PS C:\Users\Justin\Workspace\ollama> .\ollama.exe create commandrplus -f C:\Users\Justin\Downloads\ModelFile
transferring model data
creating model layer
Error: invalid file magic
@gigq Not sure where the problem is, but you should take a look at this -> https://www.reddit.com/r/LocalLLaMA/comments/1bymeyw/command_r_plus_104b_working_with_ollama_using/
Thanks, yeah oddly with that compile of ollama and llama.cpp I'm able to load his model from https://ollama.com/sammcj/cohereforai_c4ai-command-r-plus but not yours.

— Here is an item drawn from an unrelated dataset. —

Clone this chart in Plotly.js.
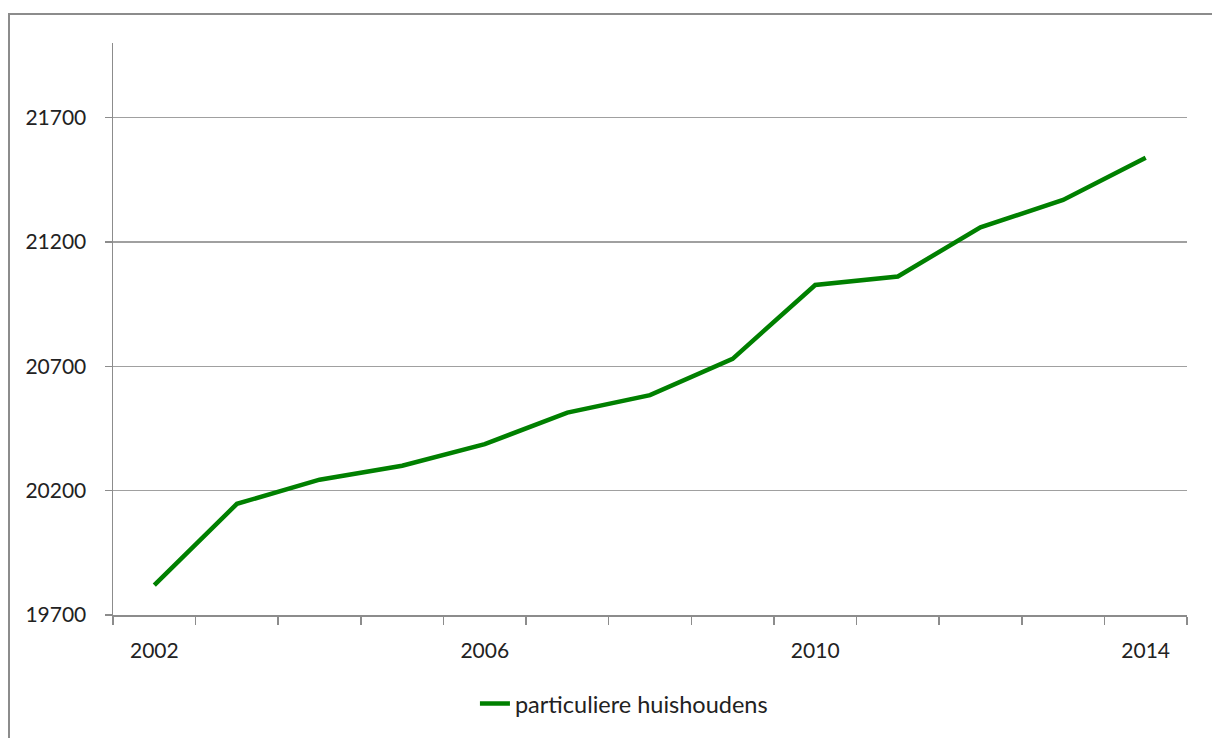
<!DOCTYPE html>
<html>
<head>
<meta charset="utf-8">
<script src="https://cdn.plot.ly/plotly-3.0.1.min.js"></script>
<style>
  html, body { margin: 0; padding: 0; background: #ffffff; overflow: hidden; }
  #frame { position: absolute; left: 8px; top: 13px; width: 1400px; height: 900px;
           border-left: 2px solid #8c8c8c; border-top: 2px solid #8c8c8c; }
  #chart { position: absolute; left: 0; top: 0; width: 1212px; height: 738px; }
</style>
</head>
<body>
<div id="frame"></div>
<div id="chart"></div>
<script>
const years = [2002, 2003, 2004, 2005, 2006, 2007, 2008, 2009, 2010, 2011, 2012, 2013, 2014];
const households = [19820, 20147, 20244, 20300, 20387, 20514, 20584, 20730, 21027, 21061, 21259, 21369, 21539];
const xTickLabels = [2002, 2006, 2010, 2014];
const yTickValues = [19700, 20200, 20700, 21200, 21700];
const seriesName = 'particuliere huishoudens';

const fontFamily = 'Lato, "Open Sans", sans-serif';

const trace = {
  x: years,
  y: households,
  type: 'scatter',
  mode: 'lines',
  name: seriesName,
  line: { color: '#008000', width: 4.5 },
  showlegend: true
};

const layout = {
  width: 1212,
  height: 738,
  margin: { l: 113, r: 25, t: 43, b: 121 },
  paper_bgcolor: 'rgba(0,0,0,0)',
  plot_bgcolor: 'rgba(0,0,0,0)',
  font: { family: fontFamily, size: 21, color: '#222222' },
  showlegend: true,
  xaxis: {
    range: [2001.5, 2014.5],
    tickmode: 'array',
    tickvals: xTickLabels,
    ticktext: xTickLabels.map(String),
    ticks: '',
    showgrid: false,
    zeroline: false,
    showline: true,
    linecolor: '#8c8c8c',
    linewidth: 1.5,
    ticklabelstandoff: 16,
    minor: { ticks: 'outside', tick0: 2001.5, dtick: 1, ticklen: 8, tickcolor: '#8c8c8c', tickwidth: 1.5, showgrid: false },
    tickfont: { family: fontFamily, size: 21, color: '#222222' }
  },
  yaxis: {
    range: [19700, 22000],
    tickmode: 'array',
    tickvals: yTickValues,
    ticktext: yTickValues.map(String),
    ticks: 'outside',
    ticklen: 7,
    tickcolor: '#8c8c8c',
    tickwidth: 1.5,
    showgrid: true,
    gridcolor: '#a0a0a0',
    gridwidth: 1.2,
    zeroline: false,
    showline: true,
    linecolor: '#8c8c8c',
    linewidth: 1.5,
    ticklabelstandoff: 14,
    tickfont: { family: fontFamily, size: 21, color: '#222222' }
  },
  legend: {
    orientation: 'h',
    x: 0.337,
    xanchor: 'left',
    y: -0.155,
    yanchor: 'middle',
    bgcolor: 'rgba(0,0,0,0)',
    font: { family: fontFamily, size: 23.5, color: '#222222' }
  }
};

Plotly.newPlot('chart', [trace], layout, { displayModeBar: false, staticPlot: true });
</script>
</body>
</html>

I was actually trying to load yours because while the sammcj one loads the output is a little off. Small prompts seem ok, but as soon as I have any real context I start getting repeating output from the LLM or even just garbage word list output. Just wanted to try another model to see if the issue was the model or my compile.
@gigq You might want to report this to sammcj, I see in the link you provided he used my matrix on his FP16 weights so maybe the issue is there? I always use the imatrix of the weights they have been trained on, but I'm not sure if this is a hard requirement.